Wednesday, February 09, 2011

Liberals Don't See Their Own Hypocrisy

From the New York Times, of all places:

Discrimination is always high on the agenda at the Society for Personality and Social Psychology’s conference, where psychologists discuss their research on racial prejudice, homophobia, sexism, stereotype threat and unconscious bias against minorities. But the most talked-about speech at this year’s meeting, which ended Jan. 30, involved a new “outgroup.”

It was identified by Jonathan Haidt, a social psychologist at the University of Virginia who studies the intuitive foundations of morality and ideology. He polled his audience at the San Antonio Convention Center, starting by asking how many considered themselves politically liberal. A sea of hands appeared, and Dr. Haidt estimated that liberals made up 80 percent of the 1,000 psychologists in the ballroom. When he asked for centrists and libertarians, he spotted fewer than three dozen hands. And then, when he asked for conservatives, he counted a grand total of three.

“This is a statistically impossible lack of diversity,” Dr. Haidt concluded, noting polls showing that 40 percent of Americans are conservative and 20 percent are liberal. In his speech and in an interview, Dr. Haidt argued that social psychologists are a “tribal-moral community” united by “sacred values” that hinder research and damage their credibility — and blind them to the hostile climate they’ve created for non-liberals.

“Anywhere in the world that social psychologists see women or minorities underrepresented by a factor of two or three, our minds jump to discrimination as the explanation,” said Dr. Haidt, who called himself a longtime liberal turned centrist. “But when we find out that conservatives are underrepresented among us by a factor of more than 100, suddenly everyone finds it quite easy to generate alternate explanations.”

He said it, not me. I just agree wholeheartedly.

5 comments:

DADvocate said...

I've mentioned this elsewhere, but one of the great ironies of this is that psychology is the study of human behavior, motivation and emotion. Much of what the liberals preach and believe in runs against the knowledge we have on human behavior, motivation and emotion.
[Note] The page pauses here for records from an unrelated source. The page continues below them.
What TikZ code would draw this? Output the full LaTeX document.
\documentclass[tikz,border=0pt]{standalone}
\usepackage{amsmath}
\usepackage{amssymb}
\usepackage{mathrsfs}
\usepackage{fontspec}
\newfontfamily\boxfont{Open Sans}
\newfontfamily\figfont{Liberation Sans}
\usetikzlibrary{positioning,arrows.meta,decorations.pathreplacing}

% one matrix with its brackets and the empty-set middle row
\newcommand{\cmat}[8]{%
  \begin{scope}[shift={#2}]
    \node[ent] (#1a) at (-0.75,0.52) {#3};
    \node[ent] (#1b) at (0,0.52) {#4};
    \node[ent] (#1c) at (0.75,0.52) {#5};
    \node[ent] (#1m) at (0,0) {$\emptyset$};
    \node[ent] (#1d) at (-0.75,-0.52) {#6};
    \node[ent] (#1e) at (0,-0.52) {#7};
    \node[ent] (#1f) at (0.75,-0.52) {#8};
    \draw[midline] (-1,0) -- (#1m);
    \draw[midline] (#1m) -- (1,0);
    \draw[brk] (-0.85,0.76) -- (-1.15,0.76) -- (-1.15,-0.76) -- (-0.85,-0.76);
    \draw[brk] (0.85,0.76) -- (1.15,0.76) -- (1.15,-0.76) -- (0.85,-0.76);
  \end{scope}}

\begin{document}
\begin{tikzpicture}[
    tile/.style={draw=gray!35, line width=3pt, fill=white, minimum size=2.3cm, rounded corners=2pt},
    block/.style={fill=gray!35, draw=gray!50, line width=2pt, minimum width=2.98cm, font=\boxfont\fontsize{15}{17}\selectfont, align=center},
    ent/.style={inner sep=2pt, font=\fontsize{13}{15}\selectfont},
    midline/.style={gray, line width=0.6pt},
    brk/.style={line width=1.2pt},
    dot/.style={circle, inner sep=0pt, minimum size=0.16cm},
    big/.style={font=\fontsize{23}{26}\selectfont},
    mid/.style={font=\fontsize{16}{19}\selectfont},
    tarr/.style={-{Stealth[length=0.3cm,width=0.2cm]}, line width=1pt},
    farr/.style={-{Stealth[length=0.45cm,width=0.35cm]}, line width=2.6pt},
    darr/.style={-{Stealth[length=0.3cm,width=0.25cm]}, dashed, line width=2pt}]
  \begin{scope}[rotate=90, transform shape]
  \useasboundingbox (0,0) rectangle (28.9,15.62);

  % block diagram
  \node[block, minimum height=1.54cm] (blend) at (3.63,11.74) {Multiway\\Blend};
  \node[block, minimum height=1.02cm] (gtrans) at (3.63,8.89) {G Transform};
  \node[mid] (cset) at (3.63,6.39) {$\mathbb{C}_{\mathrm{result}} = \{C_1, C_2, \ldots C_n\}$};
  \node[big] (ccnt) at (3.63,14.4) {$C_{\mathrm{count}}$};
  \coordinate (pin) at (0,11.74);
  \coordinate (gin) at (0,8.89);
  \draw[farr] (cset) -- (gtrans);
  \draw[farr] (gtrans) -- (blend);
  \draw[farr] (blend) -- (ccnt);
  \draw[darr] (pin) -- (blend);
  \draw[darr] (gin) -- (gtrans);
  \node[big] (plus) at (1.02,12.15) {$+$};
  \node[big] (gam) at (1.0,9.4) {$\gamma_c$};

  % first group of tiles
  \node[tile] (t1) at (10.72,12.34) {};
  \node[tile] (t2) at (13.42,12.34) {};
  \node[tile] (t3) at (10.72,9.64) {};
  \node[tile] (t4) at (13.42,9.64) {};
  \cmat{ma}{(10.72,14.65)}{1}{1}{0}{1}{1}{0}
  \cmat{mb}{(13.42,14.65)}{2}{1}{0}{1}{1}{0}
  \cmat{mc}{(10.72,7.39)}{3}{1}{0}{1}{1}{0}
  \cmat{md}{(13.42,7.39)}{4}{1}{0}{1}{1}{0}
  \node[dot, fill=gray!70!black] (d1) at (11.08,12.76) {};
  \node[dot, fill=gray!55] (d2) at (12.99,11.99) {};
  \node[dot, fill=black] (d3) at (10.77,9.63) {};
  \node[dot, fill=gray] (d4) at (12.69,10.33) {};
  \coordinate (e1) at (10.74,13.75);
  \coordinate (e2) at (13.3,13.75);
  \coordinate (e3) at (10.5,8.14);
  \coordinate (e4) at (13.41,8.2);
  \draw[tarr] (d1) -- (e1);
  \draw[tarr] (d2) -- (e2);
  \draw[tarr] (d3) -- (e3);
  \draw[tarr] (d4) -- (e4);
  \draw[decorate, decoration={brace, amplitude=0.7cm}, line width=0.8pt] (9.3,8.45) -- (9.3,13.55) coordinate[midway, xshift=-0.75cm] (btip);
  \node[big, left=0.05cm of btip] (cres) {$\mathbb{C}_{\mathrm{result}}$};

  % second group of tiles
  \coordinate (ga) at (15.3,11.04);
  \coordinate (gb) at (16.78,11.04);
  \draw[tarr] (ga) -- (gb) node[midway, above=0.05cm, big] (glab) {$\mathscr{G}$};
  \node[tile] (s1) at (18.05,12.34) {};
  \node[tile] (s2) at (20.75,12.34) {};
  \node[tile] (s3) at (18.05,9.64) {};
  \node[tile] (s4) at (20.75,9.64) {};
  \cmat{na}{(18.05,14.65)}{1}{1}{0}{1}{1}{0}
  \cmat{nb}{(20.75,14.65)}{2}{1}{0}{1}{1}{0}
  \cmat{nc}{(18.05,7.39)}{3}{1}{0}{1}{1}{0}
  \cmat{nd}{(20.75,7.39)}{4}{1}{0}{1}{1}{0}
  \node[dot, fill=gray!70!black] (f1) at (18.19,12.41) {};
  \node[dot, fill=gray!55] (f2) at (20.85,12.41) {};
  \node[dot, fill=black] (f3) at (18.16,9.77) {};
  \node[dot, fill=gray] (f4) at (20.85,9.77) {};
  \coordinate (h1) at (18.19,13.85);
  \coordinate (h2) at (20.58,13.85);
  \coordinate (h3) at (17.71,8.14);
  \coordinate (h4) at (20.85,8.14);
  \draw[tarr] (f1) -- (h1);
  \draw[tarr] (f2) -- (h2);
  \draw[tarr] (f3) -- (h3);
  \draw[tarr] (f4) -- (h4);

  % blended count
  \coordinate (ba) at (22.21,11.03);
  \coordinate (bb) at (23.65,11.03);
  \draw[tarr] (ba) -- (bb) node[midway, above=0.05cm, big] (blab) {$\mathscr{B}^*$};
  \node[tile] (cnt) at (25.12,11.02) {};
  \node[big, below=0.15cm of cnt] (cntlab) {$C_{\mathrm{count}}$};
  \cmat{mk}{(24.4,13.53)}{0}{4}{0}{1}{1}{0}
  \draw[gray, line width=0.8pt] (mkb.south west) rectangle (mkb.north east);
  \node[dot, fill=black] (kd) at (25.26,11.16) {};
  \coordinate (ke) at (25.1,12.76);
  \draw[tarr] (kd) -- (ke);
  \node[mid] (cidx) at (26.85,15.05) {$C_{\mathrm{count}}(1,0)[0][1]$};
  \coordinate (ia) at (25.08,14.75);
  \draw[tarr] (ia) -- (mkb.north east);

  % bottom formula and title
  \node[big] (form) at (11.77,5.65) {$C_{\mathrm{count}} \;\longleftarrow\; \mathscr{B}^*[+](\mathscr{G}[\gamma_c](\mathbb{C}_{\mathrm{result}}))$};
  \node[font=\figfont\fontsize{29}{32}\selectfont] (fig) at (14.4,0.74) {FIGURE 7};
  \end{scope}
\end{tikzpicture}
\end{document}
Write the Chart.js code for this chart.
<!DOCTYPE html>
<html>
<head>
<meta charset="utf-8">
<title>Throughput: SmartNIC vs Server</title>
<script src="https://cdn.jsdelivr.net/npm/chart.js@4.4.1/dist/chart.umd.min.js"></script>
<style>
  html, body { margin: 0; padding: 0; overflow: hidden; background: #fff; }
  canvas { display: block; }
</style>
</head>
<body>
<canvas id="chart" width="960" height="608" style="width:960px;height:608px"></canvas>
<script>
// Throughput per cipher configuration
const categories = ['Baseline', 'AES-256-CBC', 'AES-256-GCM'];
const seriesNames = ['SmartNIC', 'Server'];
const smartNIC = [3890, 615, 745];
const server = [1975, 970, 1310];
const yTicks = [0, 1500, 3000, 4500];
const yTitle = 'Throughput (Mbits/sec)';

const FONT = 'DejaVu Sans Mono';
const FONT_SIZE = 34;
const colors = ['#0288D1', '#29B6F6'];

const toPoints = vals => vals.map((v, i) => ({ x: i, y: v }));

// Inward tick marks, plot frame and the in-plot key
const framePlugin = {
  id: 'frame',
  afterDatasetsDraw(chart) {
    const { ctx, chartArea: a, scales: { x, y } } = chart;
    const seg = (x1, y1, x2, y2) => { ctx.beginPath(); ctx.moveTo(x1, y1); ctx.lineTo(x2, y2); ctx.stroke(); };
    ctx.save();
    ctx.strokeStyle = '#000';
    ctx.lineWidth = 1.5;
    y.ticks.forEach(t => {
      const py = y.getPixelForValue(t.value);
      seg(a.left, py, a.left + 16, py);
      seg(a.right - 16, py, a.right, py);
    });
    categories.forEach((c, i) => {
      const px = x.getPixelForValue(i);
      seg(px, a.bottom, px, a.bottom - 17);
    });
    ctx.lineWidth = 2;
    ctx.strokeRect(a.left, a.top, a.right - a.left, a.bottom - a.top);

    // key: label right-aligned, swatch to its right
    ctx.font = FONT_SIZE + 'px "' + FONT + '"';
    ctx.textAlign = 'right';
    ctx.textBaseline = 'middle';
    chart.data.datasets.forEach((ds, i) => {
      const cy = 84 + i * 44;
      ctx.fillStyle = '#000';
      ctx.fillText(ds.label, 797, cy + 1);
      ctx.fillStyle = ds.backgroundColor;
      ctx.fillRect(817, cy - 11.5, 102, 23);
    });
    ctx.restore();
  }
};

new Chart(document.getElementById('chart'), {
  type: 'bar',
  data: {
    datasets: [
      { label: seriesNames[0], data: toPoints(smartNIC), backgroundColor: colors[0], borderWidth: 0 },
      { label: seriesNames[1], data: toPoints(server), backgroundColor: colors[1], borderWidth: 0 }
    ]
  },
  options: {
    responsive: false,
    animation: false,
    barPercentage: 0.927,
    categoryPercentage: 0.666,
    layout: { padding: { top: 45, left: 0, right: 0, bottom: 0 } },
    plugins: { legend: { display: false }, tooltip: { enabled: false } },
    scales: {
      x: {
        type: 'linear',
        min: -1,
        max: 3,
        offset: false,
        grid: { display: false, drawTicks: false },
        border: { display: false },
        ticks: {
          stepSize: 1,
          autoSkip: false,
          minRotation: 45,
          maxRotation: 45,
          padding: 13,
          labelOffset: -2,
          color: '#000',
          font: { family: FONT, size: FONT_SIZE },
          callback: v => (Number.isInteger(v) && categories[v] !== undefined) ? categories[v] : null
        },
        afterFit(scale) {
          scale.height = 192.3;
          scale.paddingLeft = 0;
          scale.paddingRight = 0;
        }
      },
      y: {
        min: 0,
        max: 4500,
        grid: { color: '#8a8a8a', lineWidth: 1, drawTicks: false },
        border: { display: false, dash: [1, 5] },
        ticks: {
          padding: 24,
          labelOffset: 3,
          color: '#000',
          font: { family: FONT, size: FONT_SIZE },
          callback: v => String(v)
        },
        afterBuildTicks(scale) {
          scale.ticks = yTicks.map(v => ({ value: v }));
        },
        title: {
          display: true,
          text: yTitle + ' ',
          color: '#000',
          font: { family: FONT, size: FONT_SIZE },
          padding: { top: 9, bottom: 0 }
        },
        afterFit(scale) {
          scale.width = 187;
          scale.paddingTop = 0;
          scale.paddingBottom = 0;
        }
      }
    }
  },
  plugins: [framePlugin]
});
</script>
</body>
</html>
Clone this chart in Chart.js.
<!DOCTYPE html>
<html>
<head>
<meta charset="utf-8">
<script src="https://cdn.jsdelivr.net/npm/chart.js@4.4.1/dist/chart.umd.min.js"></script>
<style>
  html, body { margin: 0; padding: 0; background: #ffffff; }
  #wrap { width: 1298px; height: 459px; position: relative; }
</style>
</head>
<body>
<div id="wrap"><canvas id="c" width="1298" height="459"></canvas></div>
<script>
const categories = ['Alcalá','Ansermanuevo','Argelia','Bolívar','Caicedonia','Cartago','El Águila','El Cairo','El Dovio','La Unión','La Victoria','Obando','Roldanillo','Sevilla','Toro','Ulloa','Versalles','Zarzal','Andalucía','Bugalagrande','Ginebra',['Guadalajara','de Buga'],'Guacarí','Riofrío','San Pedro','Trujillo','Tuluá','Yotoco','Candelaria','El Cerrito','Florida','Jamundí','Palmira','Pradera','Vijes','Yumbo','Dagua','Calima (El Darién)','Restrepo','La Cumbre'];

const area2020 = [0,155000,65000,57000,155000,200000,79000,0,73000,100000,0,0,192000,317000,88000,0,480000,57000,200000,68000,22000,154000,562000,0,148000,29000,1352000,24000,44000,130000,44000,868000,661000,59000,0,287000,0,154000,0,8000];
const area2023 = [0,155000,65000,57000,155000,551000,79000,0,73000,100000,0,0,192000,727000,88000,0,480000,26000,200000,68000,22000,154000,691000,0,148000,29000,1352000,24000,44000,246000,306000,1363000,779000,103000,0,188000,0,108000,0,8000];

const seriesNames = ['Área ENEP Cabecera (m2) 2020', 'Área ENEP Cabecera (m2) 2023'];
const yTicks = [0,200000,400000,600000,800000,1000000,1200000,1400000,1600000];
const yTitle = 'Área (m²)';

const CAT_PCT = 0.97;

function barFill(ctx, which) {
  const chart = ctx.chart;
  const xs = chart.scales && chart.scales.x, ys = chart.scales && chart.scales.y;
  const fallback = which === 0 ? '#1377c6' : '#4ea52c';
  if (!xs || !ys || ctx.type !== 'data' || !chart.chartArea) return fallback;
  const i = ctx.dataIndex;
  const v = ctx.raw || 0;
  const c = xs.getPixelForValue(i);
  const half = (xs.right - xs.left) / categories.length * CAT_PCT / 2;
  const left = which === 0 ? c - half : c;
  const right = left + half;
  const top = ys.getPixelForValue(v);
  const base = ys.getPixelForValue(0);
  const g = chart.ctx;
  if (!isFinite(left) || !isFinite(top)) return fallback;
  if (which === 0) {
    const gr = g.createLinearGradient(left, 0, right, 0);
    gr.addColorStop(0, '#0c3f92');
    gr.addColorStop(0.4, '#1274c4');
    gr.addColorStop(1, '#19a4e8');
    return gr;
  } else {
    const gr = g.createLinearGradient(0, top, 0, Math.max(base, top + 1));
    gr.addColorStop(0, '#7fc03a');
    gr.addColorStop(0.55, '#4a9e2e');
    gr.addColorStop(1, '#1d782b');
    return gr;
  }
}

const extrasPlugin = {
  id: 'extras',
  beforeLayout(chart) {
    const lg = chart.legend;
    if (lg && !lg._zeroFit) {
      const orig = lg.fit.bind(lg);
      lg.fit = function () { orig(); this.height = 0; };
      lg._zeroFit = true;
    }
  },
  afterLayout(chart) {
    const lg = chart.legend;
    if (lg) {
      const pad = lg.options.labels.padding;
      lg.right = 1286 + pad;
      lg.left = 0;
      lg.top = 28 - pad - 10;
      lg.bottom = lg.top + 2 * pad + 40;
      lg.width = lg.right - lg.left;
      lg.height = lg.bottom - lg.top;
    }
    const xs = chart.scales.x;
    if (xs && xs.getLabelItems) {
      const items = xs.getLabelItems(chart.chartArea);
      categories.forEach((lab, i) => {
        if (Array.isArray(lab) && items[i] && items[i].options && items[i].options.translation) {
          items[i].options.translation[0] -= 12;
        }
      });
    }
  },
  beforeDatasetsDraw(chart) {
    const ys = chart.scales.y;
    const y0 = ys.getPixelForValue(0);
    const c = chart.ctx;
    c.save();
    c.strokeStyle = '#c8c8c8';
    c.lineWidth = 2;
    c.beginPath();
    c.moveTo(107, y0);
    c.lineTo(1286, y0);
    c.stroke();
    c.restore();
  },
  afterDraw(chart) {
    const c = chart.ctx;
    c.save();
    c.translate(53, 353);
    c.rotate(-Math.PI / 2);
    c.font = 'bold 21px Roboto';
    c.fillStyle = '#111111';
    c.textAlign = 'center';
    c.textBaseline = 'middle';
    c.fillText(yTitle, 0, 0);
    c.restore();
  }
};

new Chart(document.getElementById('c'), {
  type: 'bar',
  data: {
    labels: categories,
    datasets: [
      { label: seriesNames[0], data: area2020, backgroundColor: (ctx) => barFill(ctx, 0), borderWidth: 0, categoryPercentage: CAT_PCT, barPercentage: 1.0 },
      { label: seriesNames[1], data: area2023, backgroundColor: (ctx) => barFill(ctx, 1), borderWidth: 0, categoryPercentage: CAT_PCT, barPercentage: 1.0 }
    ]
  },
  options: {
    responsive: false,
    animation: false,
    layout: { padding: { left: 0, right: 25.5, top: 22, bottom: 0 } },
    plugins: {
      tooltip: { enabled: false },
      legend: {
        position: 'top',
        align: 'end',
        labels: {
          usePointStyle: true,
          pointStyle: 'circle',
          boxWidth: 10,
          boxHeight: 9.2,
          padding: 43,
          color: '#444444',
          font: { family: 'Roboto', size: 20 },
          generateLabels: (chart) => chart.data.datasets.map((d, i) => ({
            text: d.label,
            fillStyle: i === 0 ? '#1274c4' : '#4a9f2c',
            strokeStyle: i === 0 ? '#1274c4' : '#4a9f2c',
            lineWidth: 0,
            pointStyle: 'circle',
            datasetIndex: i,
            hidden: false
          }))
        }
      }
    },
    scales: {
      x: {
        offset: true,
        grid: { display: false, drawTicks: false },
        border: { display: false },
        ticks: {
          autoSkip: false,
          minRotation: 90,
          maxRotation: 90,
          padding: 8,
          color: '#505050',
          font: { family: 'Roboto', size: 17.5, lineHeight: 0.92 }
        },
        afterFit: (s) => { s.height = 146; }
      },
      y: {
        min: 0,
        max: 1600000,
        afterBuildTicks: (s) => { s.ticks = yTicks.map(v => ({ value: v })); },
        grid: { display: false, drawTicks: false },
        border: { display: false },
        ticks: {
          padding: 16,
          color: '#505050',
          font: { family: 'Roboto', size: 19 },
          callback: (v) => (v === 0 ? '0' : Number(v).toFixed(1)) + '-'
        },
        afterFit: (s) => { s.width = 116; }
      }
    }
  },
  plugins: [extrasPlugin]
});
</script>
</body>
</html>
allen (in Michigan) said...

Come on DADvocate, how could "much of what liberals preach and believe in run(s) against the knowledge we have on human behavior, motivation and emotion? Whatever else liberals might be they're still human beings. Therefore the problem's with our understanding of human behavior, etc.

I don't find lefties to be much of a mystery. As long as you keep in mind that one spectrum of human behavior lies along the line between hermit-like individuality and Big Brother-like submergence in the group lefties aren't hard to understand at all.

Lefties have a very strong group orientation which in some cases is pretty funny in that they put their individuality on display by all wearing "Che" t-shirts or some other individuality-burying emblem. Like all strongly-identifying members of an identity group everyone outside the group is, at least, an object of suspicion and any resistance to the goals of the group uncorks a pretty wild defensive reaction.

Mike Thiac said...

Damned with numbers like that you would think this was a meeting of Washington journalists.

Anonymous said...

The irony isn't just that liberals do this.

The larger irony is that you seem to be implying that conservatives don't do this, i.e., that it's a "liberal" problem.

Because of course, everyone human has this problem. Selective perception is rampant throughout humanity; it isn't confined to a particular political perspective.

That's not true for everything, of course. An interesting question is whether you would expect conservatives or liberals to (a) acknowledge that this bias exists; and (b) do something about it.

Dis you read this and think "wait a second... could I be holding that kind of unconscious bias? Could my group's choices be similarly affected?" Or did you read this and nod at "those liberals," secure in the assumption that you and your peers have all risen above bias and internalized judgments?

If the latter, well... Pot, meet kettle.

Darren said...

Well, anonymous, please identify a group that's largely conservative that doesn't recognize that it's largely conservative. *That* is the point of the article.